For the last couple of years I’ve been wrapping my brain around the question of knowledge representation and the decision making process within the ..uh, brain. I’m not fully there yet, but I am close to the conclusion that the basic principles can be modelled using simple probability theory, applied in a hierarchical manner. The deeper the hierarchy, the more intelligent the being, in general.
Conversely, looking at all the research around modelling neurons directly in software for emulating brain like behavior; maybe all that goo in our cranial cavity is actually nature’s way of building something that can do mathematical operations, albeit massively in parallel? Do we really need to model the brain dendrite by dendrite, axon by axon, synapse by synapse to be able to get the same basic functionality in software?

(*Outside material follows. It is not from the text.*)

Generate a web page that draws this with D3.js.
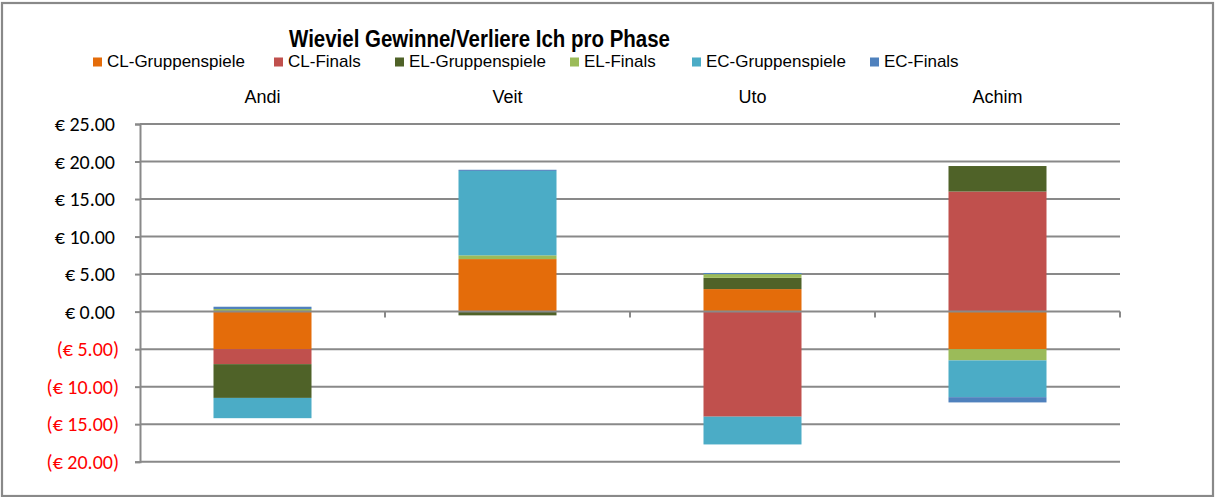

Recently I have been researching and writing code for sentence segmentation, a rather well-beaten topic in the research community, particularly for segmenting chinese sentences into words( chinese is ususally written without any spaces betweeen the words/characters). Since I only wanted to create a generic algorithm( and I don’t understand chinese), Ijusttakearegularenglishsentenceandremoveallthespacesbetweenthewordsasmytestinput. (I just take a regular english sentence and remove all the spaces between the words as my test input.)
The algorithm then figures out where exactly to put the spaces such that the output will make sense…or rather, the “most” sense. For example: consider a fragment of an input “isawhim”. This could be “i saw him”, or it could be “is a whim”. If you knew absolutely nothing else about the context in which this was said, what would you choose? Probably the first one. But if you knew that this fragment was preceeded by an “it”, as in “itisawhim”, then its obvious that the second choice is the better one, because “it i saw him” doesn’t “make sense”. Consider the case of “comealong”. If you knew it was succeeded by “now”, then it would be “come along”, but if it was succeeded by “way”, it would be “come a long”. Usually its not just the directly preceeding or succeeding words which provide the evidence, but many words past and beyond.

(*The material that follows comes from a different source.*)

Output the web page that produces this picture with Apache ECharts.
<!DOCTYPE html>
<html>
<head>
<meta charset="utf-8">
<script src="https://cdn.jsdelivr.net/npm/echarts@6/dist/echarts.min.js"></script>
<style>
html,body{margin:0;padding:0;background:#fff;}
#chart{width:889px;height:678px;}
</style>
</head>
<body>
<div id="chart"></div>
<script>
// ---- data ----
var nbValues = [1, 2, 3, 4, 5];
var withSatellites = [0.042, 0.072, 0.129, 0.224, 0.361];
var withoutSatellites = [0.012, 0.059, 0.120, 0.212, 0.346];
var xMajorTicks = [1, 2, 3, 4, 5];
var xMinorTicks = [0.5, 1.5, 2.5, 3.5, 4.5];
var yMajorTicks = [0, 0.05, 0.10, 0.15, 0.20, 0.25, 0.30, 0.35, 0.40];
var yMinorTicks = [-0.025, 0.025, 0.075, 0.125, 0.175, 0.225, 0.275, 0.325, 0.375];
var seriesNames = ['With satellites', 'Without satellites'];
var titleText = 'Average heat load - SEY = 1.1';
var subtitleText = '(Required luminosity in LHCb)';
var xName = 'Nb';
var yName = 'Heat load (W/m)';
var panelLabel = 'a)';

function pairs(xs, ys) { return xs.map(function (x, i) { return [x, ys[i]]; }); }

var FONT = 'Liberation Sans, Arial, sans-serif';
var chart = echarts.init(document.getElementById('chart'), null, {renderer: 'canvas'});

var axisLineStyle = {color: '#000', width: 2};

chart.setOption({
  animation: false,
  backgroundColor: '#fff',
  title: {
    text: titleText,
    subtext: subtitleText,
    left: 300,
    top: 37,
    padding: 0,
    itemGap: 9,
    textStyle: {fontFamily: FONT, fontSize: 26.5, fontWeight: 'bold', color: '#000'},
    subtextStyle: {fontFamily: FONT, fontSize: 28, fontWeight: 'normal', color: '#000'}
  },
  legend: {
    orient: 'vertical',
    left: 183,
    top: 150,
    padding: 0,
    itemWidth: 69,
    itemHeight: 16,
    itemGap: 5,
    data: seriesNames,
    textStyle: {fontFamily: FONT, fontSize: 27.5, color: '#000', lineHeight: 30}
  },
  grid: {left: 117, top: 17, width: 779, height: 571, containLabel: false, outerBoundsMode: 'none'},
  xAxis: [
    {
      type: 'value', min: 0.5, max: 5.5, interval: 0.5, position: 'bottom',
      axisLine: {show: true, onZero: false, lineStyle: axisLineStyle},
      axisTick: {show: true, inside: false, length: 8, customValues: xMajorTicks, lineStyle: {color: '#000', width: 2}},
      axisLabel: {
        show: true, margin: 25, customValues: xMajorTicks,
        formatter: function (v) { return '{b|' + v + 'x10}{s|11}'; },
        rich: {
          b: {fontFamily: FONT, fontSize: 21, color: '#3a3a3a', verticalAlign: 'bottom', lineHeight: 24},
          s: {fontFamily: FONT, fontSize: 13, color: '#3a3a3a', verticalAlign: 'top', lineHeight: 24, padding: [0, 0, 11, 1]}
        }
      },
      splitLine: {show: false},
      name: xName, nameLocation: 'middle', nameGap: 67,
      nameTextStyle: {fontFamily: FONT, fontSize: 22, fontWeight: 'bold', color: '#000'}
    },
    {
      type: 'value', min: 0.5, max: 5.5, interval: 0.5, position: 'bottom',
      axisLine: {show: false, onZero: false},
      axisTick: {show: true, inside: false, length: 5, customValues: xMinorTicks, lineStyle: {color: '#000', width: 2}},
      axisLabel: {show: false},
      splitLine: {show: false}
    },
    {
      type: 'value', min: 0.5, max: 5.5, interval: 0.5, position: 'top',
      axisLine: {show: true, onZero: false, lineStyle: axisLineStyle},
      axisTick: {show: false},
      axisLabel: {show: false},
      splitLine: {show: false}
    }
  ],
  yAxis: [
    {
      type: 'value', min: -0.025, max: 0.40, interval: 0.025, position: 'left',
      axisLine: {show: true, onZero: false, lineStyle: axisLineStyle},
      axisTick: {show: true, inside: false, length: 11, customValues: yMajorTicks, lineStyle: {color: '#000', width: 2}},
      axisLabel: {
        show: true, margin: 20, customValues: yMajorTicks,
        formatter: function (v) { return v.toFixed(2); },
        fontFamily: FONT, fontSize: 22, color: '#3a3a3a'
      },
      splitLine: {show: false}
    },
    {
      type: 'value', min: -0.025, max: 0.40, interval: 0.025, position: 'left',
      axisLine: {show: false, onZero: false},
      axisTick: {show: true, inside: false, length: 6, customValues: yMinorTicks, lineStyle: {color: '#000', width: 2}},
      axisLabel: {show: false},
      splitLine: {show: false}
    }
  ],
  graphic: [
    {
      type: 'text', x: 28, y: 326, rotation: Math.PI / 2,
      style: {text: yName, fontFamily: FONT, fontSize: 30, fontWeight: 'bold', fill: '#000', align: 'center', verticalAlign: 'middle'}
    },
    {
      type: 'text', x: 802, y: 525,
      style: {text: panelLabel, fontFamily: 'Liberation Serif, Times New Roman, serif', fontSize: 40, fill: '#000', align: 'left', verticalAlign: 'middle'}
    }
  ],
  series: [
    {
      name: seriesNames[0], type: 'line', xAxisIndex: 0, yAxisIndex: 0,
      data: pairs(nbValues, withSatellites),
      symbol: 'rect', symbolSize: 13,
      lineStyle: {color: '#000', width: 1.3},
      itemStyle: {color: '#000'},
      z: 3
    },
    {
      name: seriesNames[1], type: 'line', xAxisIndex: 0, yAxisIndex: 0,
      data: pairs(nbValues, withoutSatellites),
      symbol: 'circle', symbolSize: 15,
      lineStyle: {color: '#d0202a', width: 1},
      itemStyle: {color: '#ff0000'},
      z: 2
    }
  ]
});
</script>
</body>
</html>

In layman terms, the algorithm works by creating a running measure of “goodness” across a streaming input of continuous characters without spaces. It doesn’t need to know a start or an end. At every point it evaluates the thousands of possible valid combinations that could be formed over a large number of characters, and eliminates those which would cause goodness to drop in the future. The goal is not to move in the direction of short term maximum goodness, but rather long term lack of badness. In other words, it will do somewhat bad things to get a good future, short of doing something suicidal.
The “long term” is the key here. In time based terms, some activity happens at the milli-second levels( like interpreting the sounds in sentences we hear as words), some happens at the level of “fractions of a second” (applying meaning to the words as we interpret the sentence), and some at seconds( the meaning of a sentence, the emotion within a sentence ). The important thing to note is that activity at higher levels affects past activity at lower levels. For example, someone starts saying the sentence in a nice tone “jack is a…”, the words “great, nice” etc start flashing in our minds, but then the tone changes, and it goes “..complete jerk”, with sarcasm. At this point, the nice image of jack dissolves, and the sentence is interpreted in a different way.
Taking this up to higher levels, its not difficult to visualize how the task of going from point A to point B allows us to tolerate the nastiness of a bad journey, because the pleasure of reaching is much greater than problems encountered during the journey. Going up a level, point B might not actually be a particularly enjoyable city, but we accept it because it might result in a future career advancement.